Folha de S. Paulo


Artimanhas podem fazer da M.Officer exceção na punição a trabalho escravo

As punições às grifes e varejistas envolvidas em trabalho escravo no Brasil voltaram ao noticiário. Mas a provável queda da M.Officer, que na última terça-feira (8) perdeu em segunda instância o processo movido pelo Ministério Público do Trabalho de São Paulo e que, por isso, deve ter o registro de ICMS no estado cassado por até dez anos, tem tudo para virar exceção.

Além da tentativa do Ministério do Trabalho de flexibilizar o conceito de trabalho escravo, as operações em oficinas de costura são reféns das artimanhas jurídicas e da experiência dos donos de confecções com o "modus operandi" das diligências e dos meios que comprovam o flagrante.

Dois procuradores ouvidos pela coluna apontaram que as marcas estão deixando de pedir às oficinas que costurem etiquetas e aviamentos nas roupas. Principais provas para a abertura de uma ação, as peças agora são finalizadas nas sedes das empresas ou em confecções monitoradas pela marca.

Os "quarteirizados", na maioria das vezes contratados pelos fornecedores diretos da grife e cuja responsabilidade pelos funcionários o MPT entende também ser da marca, não tocariam no nome da grife em nenhum estágio do processo de feitura da roupa.

Sobrariam como provas detalhes de moldes e ordens de serviço por escrito, papéis que em alguns casos não são tão simples de conseguir em caso de resgate de trabalhadores.

Regiões de comércio popular conhecidos por até pouco tempo abrigarem oficinas clandestinas, como o Bom Retiro, na região central, e Brás, na zona leste, estariam fora do mapa das novas confecções, agora instaladas em regiões periféricas da Grande São Paulo.

As dificuldades em conduzir investigações pontuais e a falta de provas fizeram os procuradores se debruçarem em investigações mais amplas, que não identifiquem apenas uma ou duas oficinas, mas "cabeças" por trás de redes de confecções.

Também pesa na identificação das marcas que subcontratam ou mantêm trabalhadores em condições precárias o fato de a maior parte das peças serem produzidas fora do estado de São Paulo.
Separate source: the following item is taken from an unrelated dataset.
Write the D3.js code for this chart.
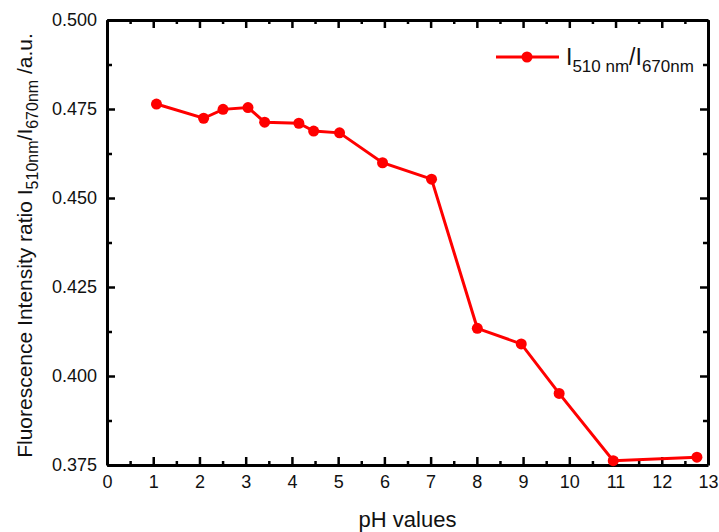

Ou seja, uma marca que teve seu nome envolvido em diligência pode alegar na Justiça que problemas com apenas uma oficina não representam sua cadeia produtiva e que não poderia saber que seu fornecedor direto subcontratou outra confecção —essa é a alegação mais comum.

A reincidência de casos mostra a complexidade do tema e como a investigação constante é a única alternativa para erradicar a prática.

A Zara Brasil, uma das primeiras da onda de diligências no setor da moda nesta década, firmou um TAC (Termo de Ajustamento de Conduta), em 2011, após 15 trabalhadores bolivianos e peruanos serem resgatados de sua linha de produção.

Neste ano, o MPT oficializou um novo TAC, cujos termos ampliam a responsabilidade da empresa sobre seus contratados, após uma auditoria constatar que, mesmo após o acordo, a marca manteve 433 irregularidades em sua cadeia produtiva, como excesso de jornada e trabalho infantil.

Sem fiscalização rígida e leis que responsabilizem marcas por problemas em toda sua cadeia produtiva, não será surpresa encontrar no Brasil bilhetes como os dos trabalhadores de uma confecção turca terceirizada pela Zara no país. Sem ter a quem recorrer, eles pregaram nas etiquetas escritos como "eu fiz esse item que você comprará, mas não fui pago por isso".

Após o episódio, a espanhola Inditex, dona da marca de fast-fashion, pagou todos os funcionários da oficina e criou um fundo para indenizá-los.

O ponto nevrálgico dessa questão é que, para empresas de moda com distribuição massiva, a soma dos custos da benevolência com os de limpeza da imagem pública ainda é infinitamente mais barata do que a assinatura de uma lei áurea.